> **Data lines**:
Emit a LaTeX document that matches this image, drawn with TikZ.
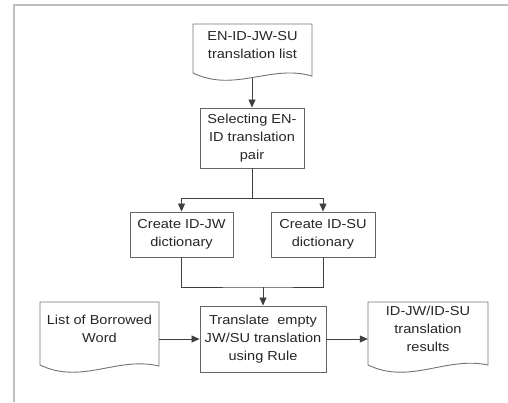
\documentclass[tikz,border=0pt]{standalone}
\usepackage{fontspec}
\setmainfont{Liberation Sans}[FakeStretch=1.12]
\usetikzlibrary{arrows.meta}
\newcommand\mydocshape[5]{%
  \draw[docline] (#1,#4) -- (#1,#2) -- (#1+#3,#2) -- (#1+#3,#4+#5)
    .. controls (#1+0.65*#3,#4-9) and (#1+0.35*#3,#4+20) .. (#1,#4) -- cycle;}
\begin{document}
\begin{tikzpicture}[x=1pt,y=-1pt,
  every node/.style={font=\fontsize{13}{18}\selectfont, align=center, text=black!85, inner sep=0pt},
  box/.style={draw=black!60, line width=0.9pt},
  docline/.style={draw=black!55, line width=0.9pt},
  doctext/.style={draw=none},
  conn/.style={draw=black!75, line width=0.8pt},
  arr/.style={conn, -{Triangle[length=8pt,width=7pt]}},
  frameline/.style={draw=black!25, line width=1.5pt}]
\useasboundingbox (0,0) rectangle (508,402);
\draw[frameline] (14,402) -- (14,5) -- (508,5);

% documents
\mydocshape{193}{24}{119}{73}{3}
\mydocshape{40}{302}{119}{365}{1}
\mydocshape{368}{302}{120}{365}{0}

\node[doctext, minimum width=119pt] (d1) at (252.5,45) {EN-ID-JW-SU\\translation list};
\node[doctext, minimum width=119pt] (dl) at (99.5,329) {List of Borrowed\\Word};
\node[doctext, minimum width=120pt] (dr) at (428,329) {ID-JW/ID-SU\\translation\\results};
\coordinate (d1b) at (252,78);

% process boxes
\node[box, minimum width=104pt, minimum height=60pt] (b2) at (252,138) {Selecting EN-\\ID translation\\pair};
\node[box, minimum width=103pt, minimum height=45pt] (b3) at (181.5,234.5) {Create ID-JW\\dictionary};
\node[box, minimum width=104pt, minimum height=45pt] (b4) at (323,234.5) {Create ID-SU\\dictionary};
\node[box, minimum width=126pt, minimum height=66pt] (b5) at (263,339) {Translate\ \ empty\\JW/SU translation\\using Rule};

% connectors
\draw[arr] (d1b) -- (d1b |- b2.north);
\draw[conn] (b2.south) -- ++(0,30) coordinate (j1);
\draw[arr] (j1) -| (b3.north);
\draw[arr] (j1) -| (b4.north);
\coordinate (j2) at (263,287);
\draw[conn] (b3.south) |- (j2) -| (b4.south);
\draw[arr] (j2) -- (b5.north);
\draw[arr] (dl.east |- b5.west) -- (b5.west);
\draw[arr] (b5.east) -- (dr.west |- b5.east);
\end{tikzpicture}
\end{document}
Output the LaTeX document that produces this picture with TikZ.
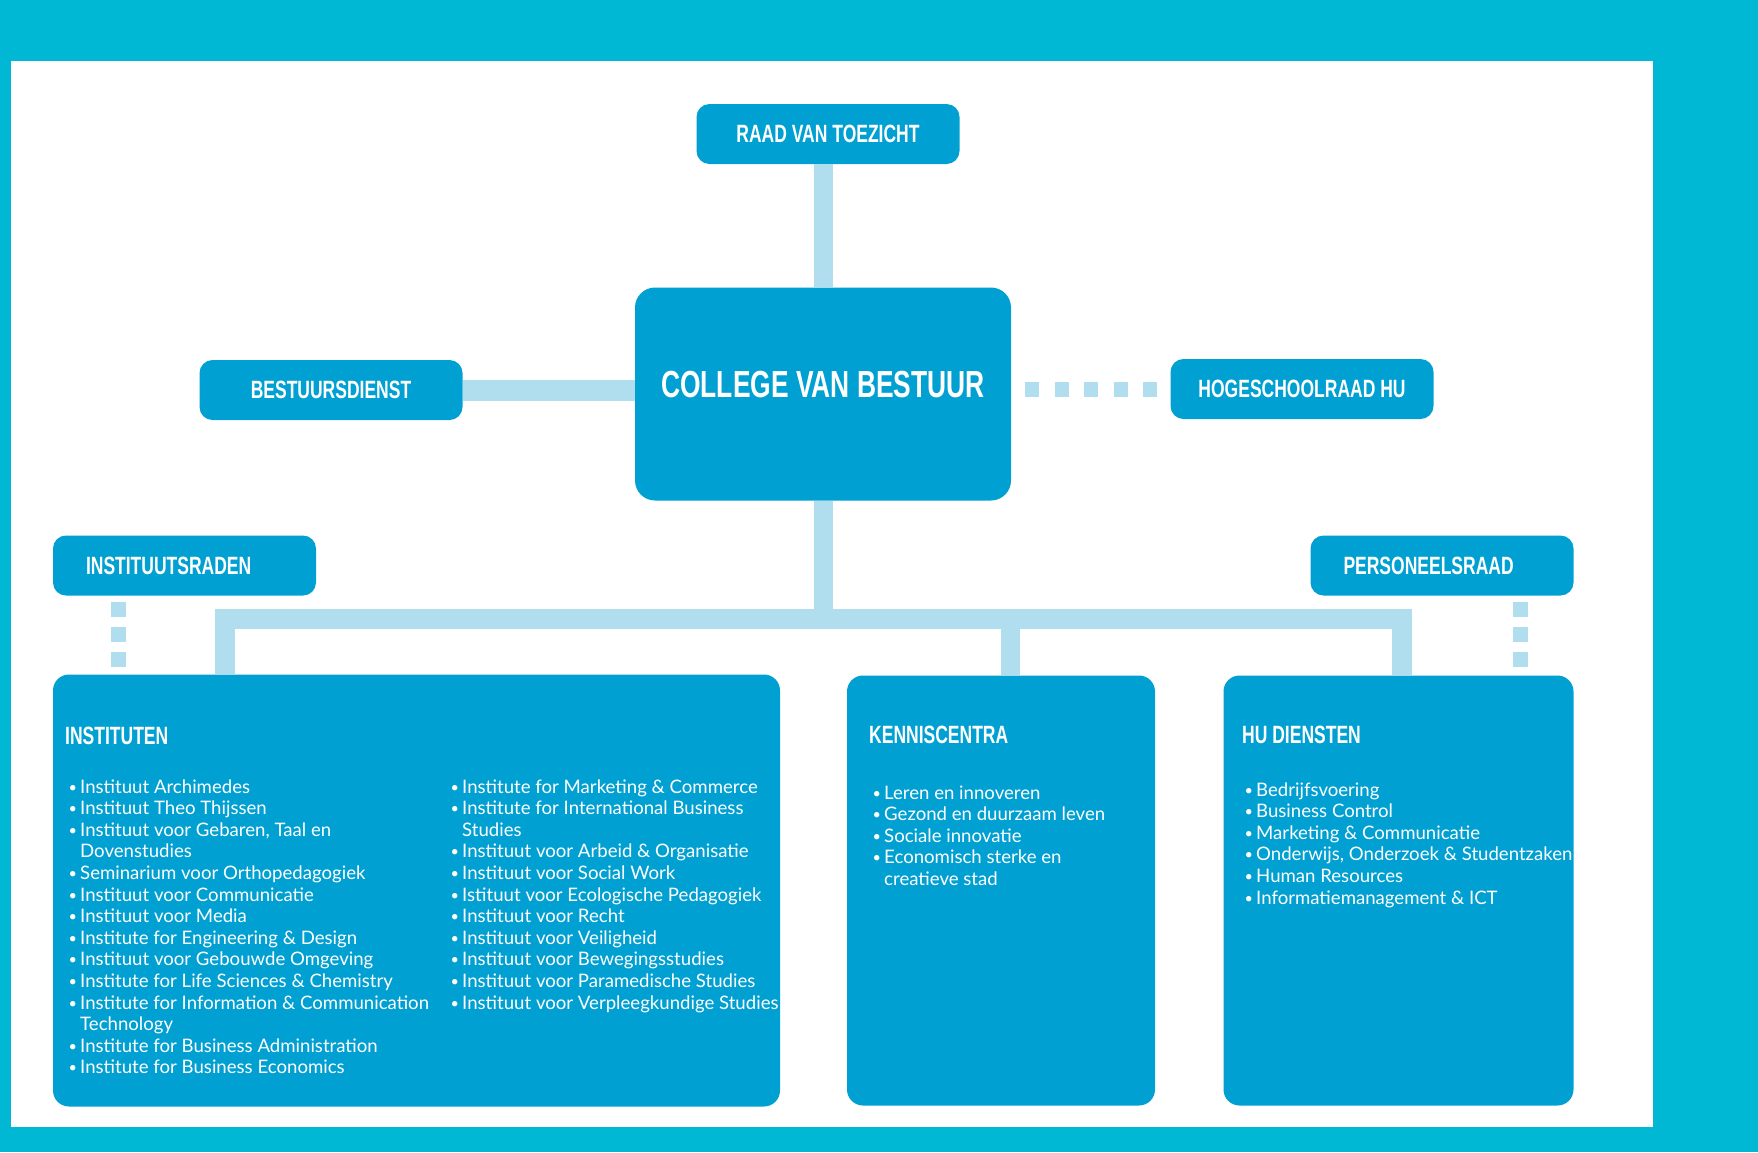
\documentclass[tikz,border=0pt]{standalone}
\usepackage{fontspec}
\setmainfont{Lato}
\newfontfamily\hufont[FakeStretch=0.7]{Liberation Sans Bold}
\usepackage{xcolor}
\usepackage{graphicx}
\definecolor{hucyan}{RGB}{0,184,212}
\definecolor{hublue}{RGB}{0,160,211}
\definecolor{hulight}{RGB}{176,222,238}
\newcommand{\hubul}{\makebox[12pt][l]{\hspace{0.5pt}\raisebox{1pt}{\scalebox{0.78}{\textbullet}}}}
\newcommand{\hugap}{\hspace*{12pt}}

\begin{document}
\begin{tikzpicture}[x=1pt, y=-1pt, line join=miter,
		box/.style={fill=hublue, rounded corners=13pt, minimum width=263pt, minimum height=60pt, inner sep=0pt, text=white, font=\hufont\fontsize{25}{30}\selectfont},
		bigbox/.style={fill=hublue, rounded corners=16pt, inner sep=0pt},
		head/.style={anchor=west, inner sep=0pt, text=white, font=\hufont\fontsize{25}{30}\selectfont},
		item/.style={anchor=base west, inner sep=0pt, text=white, font=\fontsize{18.6}{21.6}\selectfont},
		link/.style={draw=hulight, line width=19pt},
		dots/.style={draw=hulight, line width=15pt, dash pattern=on 15pt off 10pt, dash phase=19pt}]
		\useasboundingbox (0,0) rectangle (1758,1152);
		\fill[hucyan] (0,0) rectangle (1758,1152);
		\fill[white] (11,61) rectangle (1653,1127);
		\node[box] (raad) at (828,134) {RAAD VAN TOEZICHT};
		\node[box, minimum width=376pt, minimum height=213pt, rounded corners=20pt] (cvb) at (823,394) {};
		\node[inner sep=0pt, text=white, font=\hufont\fontsize{37.7}{44}\selectfont] (cvb-title) at (823,385) {COLLEGE VAN BESTUUR};
		\node[box] (bestuur) at (331,390) {BESTUURSDIENST};
		\node[box] (hsr) at (1302,389) {HOGESCHOOLRAAD HU};
		\node[box, text width=197pt, align=left] (instraad) at (184.5,565.5) {INSTITUUTSRADEN};
		\node[box, text width=197pt, align=left] (persraad) at (1442,565.5) {PERSONEELSRAAD};
		\node[bigbox, minimum width=727pt, minimum height=432pt] (inst) at (416.5,890.5) {};
		\node[bigbox, minimum width=308pt, minimum height=430pt] (kenn) at (1001,890.5) {};
		\node[bigbox, minimum width=350pt, minimum height=430pt] (hud) at (1398.5,890.5) {};
		\draw[link] (raad.south -| cvb.north) -- (cvb.north);
		\draw[link, line width=21pt] (bestuur.east) -- (bestuur.east -| cvb.west);
		\draw[hulight, line width=15pt, dash pattern=on 14pt off 15.5pt, dash phase=15.5pt] (cvb.east |- hsr.west) -- (hsr.west);
		\coordinate (busL) at (225,619);
		\coordinate (busR) at (1402,619);
		\path ([xshift=9pt]kenn.north) coordinate (kennTop);
		\draw[link, line width=20pt] (busL |- inst.north) -- (busL) -- (busR) -- (busR |- hud.north);
		\draw[link] (cvb.south) -- (cvb.south |- busL);
		\draw[link] (kennTop |- busL) -- (kennTop);
		\path ([xshift=66pt]instraad.south west) coordinate (irs);
		\path ([xshift=-53pt]persraad.south east) coordinate (prs);
		\draw[dots] (irs) -- (irs |- inst.north);
		\draw[dots] (prs) -- (prs |- hud.north);
		\node[head] (inst-head) at (65,736) {INSTITUTEN};
		\node[head] (kenn-head) at (869,735) {KENNISCENTRA};
		\node[head] (hud-head) at (1242,735) {HU DIENSTEN};
		\foreach \t [count=\i from 0] in {{\hubul Instituut Archimedes}, {\hubul Instituut Theo Thijssen},
			{\hubul Instituut voor Gebaren, Taal en}, {\hugap Dovenstudies},
			{\hubul Seminarium voor Orthopedagogiek}, {\hubul Instituut voor Communicatie},
			{\hubul Instituut voor Media}, {\hubul Institute for Engineering \& Design},
			{\hubul Instituut voor Gebouwde Omgeving}, {\hubul Institute for Life Sciences \& Chemistry},
			{\hubul Institute for Information \& Communication}, {\hugap Technology},
			{\hubul Institute for Business Administration}, {\hubul Institute for Business Economics}}
			{
				\node[item] (inst-\i) at (68,793+21.6*\i) {\t};
			}
		\foreach \t [count=\i from 0] in {{\hubul Institute for Marketing \& Commerce},
			{\hubul Institute for International Business}, {\hugap Studies},
			{\hubul Instituut voor Arbeid \& Organisatie}, {\hubul Instituut voor Social Work},
			{\hubul Istituut voor Ecologische Pedagogiek}, {\hubul Instituut voor Recht},
			{\hubul Instituut voor Veiligheid}, {\hubul Instituut voor Bewegingsstudies},
			{\hubul Instituut voor Paramedische Studies}, {\hubul Instituut voor Verpleegkundige Studies}}
			{
				\node[item] (inst2-\i) at (450,793+21.6*\i) {\t};
			}
		\foreach \t [count=\i from 0] in {{\hubul Leren en innoveren}, {\hubul Gezond en duurzaam leven},
			{\hubul Sociale innovatie}, {\hubul Economisch sterke en}, {\hugap creatieve stad}}
			{
				\node[item] (kenn-\i) at (872,799+21.6*\i) {\t};
			}
		\foreach \t [count=\i from 0] in {{\hubul Bedrijfsvoering}, {\hubul Business Control},
			{\hubul Marketing \& Communicatie}, {\hubul Onderwijs, Onderzoek \& Studentzaken},
			{\hubul Human Resources}, {\hubul Informatiemanagement \& ICT}}
			{
				\node[item] (hud-\i) at (1244,796+21.6*\i) {\t};
			}
\end{tikzpicture}
\end{document}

> **What to do**: Omit the pictures, then repeat exactly each line from the beginning of the listing through the line with "(d1b) at (252,78);".

> **Full output**:
Emit a LaTeX document that matches this image, drawn with TikZ.
\documentclass[tikz,border=0pt]{standalone}
\usepackage{fontspec}
\setmainfont{Liberation Sans}[FakeStretch=1.12]
\usetikzlibrary{arrows.meta}
\newcommand\mydocshape[5]{%
  \draw[docline] (#1,#4) -- (#1,#2) -- (#1+#3,#2) -- (#1+#3,#4+#5)
    .. controls (#1+0.65*#3,#4-9) and (#1+0.35*#3,#4+20) .. (#1,#4) -- cycle;}
\begin{document}
\begin{tikzpicture}[x=1pt,y=-1pt,
  every node/.style={font=\fontsize{13}{18}\selectfont, align=center, text=black!85, inner sep=0pt},
  box/.style={draw=black!60, line width=0.9pt},
  docline/.style={draw=black!55, line width=0.9pt},
  doctext/.style={draw=none},
  conn/.style={draw=black!75, line width=0.8pt},
  arr/.style={conn, -{Triangle[length=8pt,width=7pt]}},
  frameline/.style={draw=black!25, line width=1.5pt}]
\useasboundingbox (0,0) rectangle (508,402);
\draw[frameline] (14,402) -- (14,5) -- (508,5);

% documents
\mydocshape{193}{24}{119}{73}{3}
\mydocshape{40}{302}{119}{365}{1}
\mydocshape{368}{302}{120}{365}{0}

\node[doctext, minimum width=119pt] (d1) at (252.5,45) {EN-ID-JW-SU\\translation list};
\node[doctext, minimum width=119pt] (dl) at (99.5,329) {List of Borrowed\\Word};
\node[doctext, minimum width=120pt] (dr) at (428,329) {ID-JW/ID-SU\\translation\\results};
\coordinate (d1b) at (252,78);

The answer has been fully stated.